Menhub mengatakan perjalanan darat Jakarta-Surabaya dengan jarak 765 km untuk kendaraan (truk), rata-rata ditempuh selama 1,5 hari sampai 2 hari, sedangkan apabila melalui laut (kapal) dapat ditempuh selama 1,2 hari (29 jam) dengan kecepatan 15 knot.
“Hingga saat ini, terdapat 12.000 truk yang melintasi Jakarta-Surabaya sehingga menyebabkan kondisi jalan yang cepat rusak dan kemacetan. Oleh karena itu, kapal RoRo menjadi solusi atas permasalahan tersebut,” jelas Menhub.
Ketua Umum Gabungan Pengusaha Angkutan Sungai Danau dan Penyeberangan (Gapasdap) Khoiri Soetomo menilai untuk mengatasi iklim usaha yang tidak kondusif di industri penyeberangan saat ini, bisa dilakukan dengan moratorium izin operasi kapal dibandingkan dengan mengalihkan kapal di Merak dan Bakauheni ke Natuna dan Indonesia timur.
"Yang mau dimuat di sana (Natuna dan Indonesia bagian timur) apa ya Mas? Apakah ada subsidi dari pemerintah seperti yang didapat Pelni atau ASDP? Kalau ada muatan, tanpa diminta pun, anggota kami pasti dengan senang hati melayari Natuna," ungkapnya.

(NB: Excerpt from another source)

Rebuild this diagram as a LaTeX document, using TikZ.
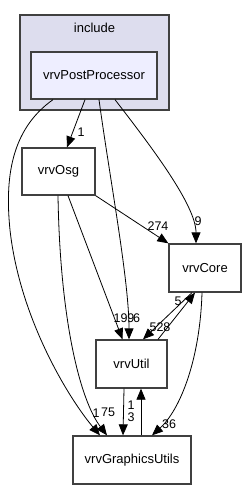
\documentclass[tikz,border=0pt]{standalone}
\usepackage{fontspec}
\setmainfont{Liberation Sans}
\usetikzlibrary{arrows.meta,backgrounds}
\definecolor{clusterfill}{HTML}{DDDDEE}
\definecolor{dirfill}{HTML}{EEEEFF}
\definecolor{dirline}{HTML}{404040}

\begin{document}
\begin{tikzpicture}[x=1pt,y=-1pt,
  dir/.style={draw=dirline, line width=1.3pt, fill=white, font=\fontsize{13}{15}\selectfont, inner sep=0pt},
  dep/.style={-{Triangle[length=11pt,width=9pt]}, black, line width=0.8pt},
  num/.style={font=\fontsize{12.5}{14}\selectfont, inner sep=0pt}]
\useasboundingbox (0,0) rectangle (247,489);
\fill[white] (0,0) rectangle (247,489);
% Cluster
\draw[dirline, line width=1.3pt, fill=clusterfill] (20,15) rectangle (169,110);
\node[font=\fontsize{13}{15}\selectfont] (incl) at (94.5,28) {include};
% Directory nodes
\node[dir, fill=dirfill, minimum width=126pt, minimum height=47pt] (pp) at (94,75.5) {vrvPostProcessor};
\node[dir, minimum width=73pt, minimum height=47pt] (osg) at (58.5,171.5) {vrvOsg};
\node[dir, minimum width=72pt, minimum height=48pt] (core) at (205,268) {vrvCore};
\node[dir, minimum width=71pt, minimum height=48pt] (util) at (131.5,364) {vrvUtil};
\node[dir, minimum width=118pt, minimum height=48pt] (gu) at (132,460) {vrvGraphicsUtils};
% Dependencies of vrvPostProcessor
\draw[dep] ([xshift=-9pt]pp.south) -- ([xshift=8.5pt]osg.north);
\node[num] (l1) at (81,132) {1};
\draw[dep] ([xshift=21pt]pp.south) .. controls (150,145) and (196,205) .. ([xshift=-9pt]core.north);
\node[num] (l9) at (198,221) {9};
\draw[dep] ([xshift=5pt]pp.south) .. controls (110,180) and (129,280) .. ([xshift=-2.5pt]util.north);
\node[num] (l6) at (136.5,318) {6};
\draw[dep] ([xshift=-41pt]pp.south) .. controls (10,130) and (5,180) .. (10,230)
  .. controls (20,320) and (70,400) .. ([xshift=-32pt]gu.north);
\node[num] (l1b) at (96,413) {1};
% Dependencies of vrvOsg
\draw[dep] (osg.south east) -- (core.north west);
\node[num] (l274) at (158,226) {274};
\draw[dep] ([xshift=9.5pt]osg.south) -- ([xshift=-9pt]util.north);
\node[num] (l199) at (124,318) {199};
\draw[dep] ([xshift=-0.5pt]osg.south) .. controls (60,320) and (80,400) .. ([xshift=-25pt]gu.north);
\node[num] (l75) at (108,412) {75};
% vrvCore and vrvUtil
\draw[dep] ([xshift=-13pt]core.south) -- ([xshift=11.5pt]util.north);
\node[num] (l528) at (160,327) {528};
\draw[dep] ([xshift=26.5pt]util.north) -- ([xshift=-10pt]core.south);
\node[num] (l5) at (178,301) {5};
\draw[dep] ([xshift=-3pt]core.south) .. controls (200,360) and (180,410) .. ([xshift=20pt]gu.north);
\node[num] (l36) at (169,424) {36};
% vrvUtil and vrvGraphicsUtils
\draw[dep] ([xshift=-7.5pt]util.south) -- ([xshift=-9pt]gu.north);
\node[num] (l3) at (131,417) {3};
\draw[dep] ([xshift=9pt]gu.north) -- ([xshift=9.5pt]util.south);
\node[num] (l1c) at (131,405) {1};
\end{tikzpicture}
\end{document}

Pihaknya mengakui bahwa saat ini kondisi normal, rata-rata load factor kapal penyeberangan di Pelabuhan Merak memang di bawah 40%.
"Saat ada 58 kapal saja, kalau kami tidak menyisip jadwal kapal lain, dalam sebulan hanya beroperasi 12 hari. Apalagi sekarang bertambah menjadi 61 kapal. Sehingga kapal-kapal anggota kami beroperasi dalam kondisi yang tidak efisien karena banyak menganggurnya," ujarnya.
Pihaknya menilai dengan beroperasinya kapal dalam tingkat okupansi yang rendah lantaran terlalu banyaknya izin operasional kapal yang dikeluarkan pemerintah itulah menjadikan iklim usaha yang tidak kondusif.
"Saat ini tidak terjaga keseimbangan antara supply dan demand, dan juga antara jumlah armada dan dermaganya," terangnya.
Oleh sebab itu, setiap ada tambahan izin operasional baru, dengan sendirinya anggota Gapasdap akan berkurang waktu operasinya. "Jadi moratorium izin operasi kapal sudah sangat-sangat mendesak."
Gapasdap, lanjutnya, pada prinsipnya selalu mendukung program pemerintah sepanjang bertujuan untuk membangkitkan industri transportasi penyeberangan yang sehat, dengan pelayanan yang memenuhi keinginan pelanggan dengan standar keselamatan internasional.
"Itu bisa diperoleh jika iklim usaha yang kondusif terjaga dan tercapai keseimbangan antara supply and demand muatannya, juga memadai infrastruktur pelabuhan atau dermaganya, yang pada akhirnya bisa diandalkan untuk menopang perekonomian nasional," kata Khoiri.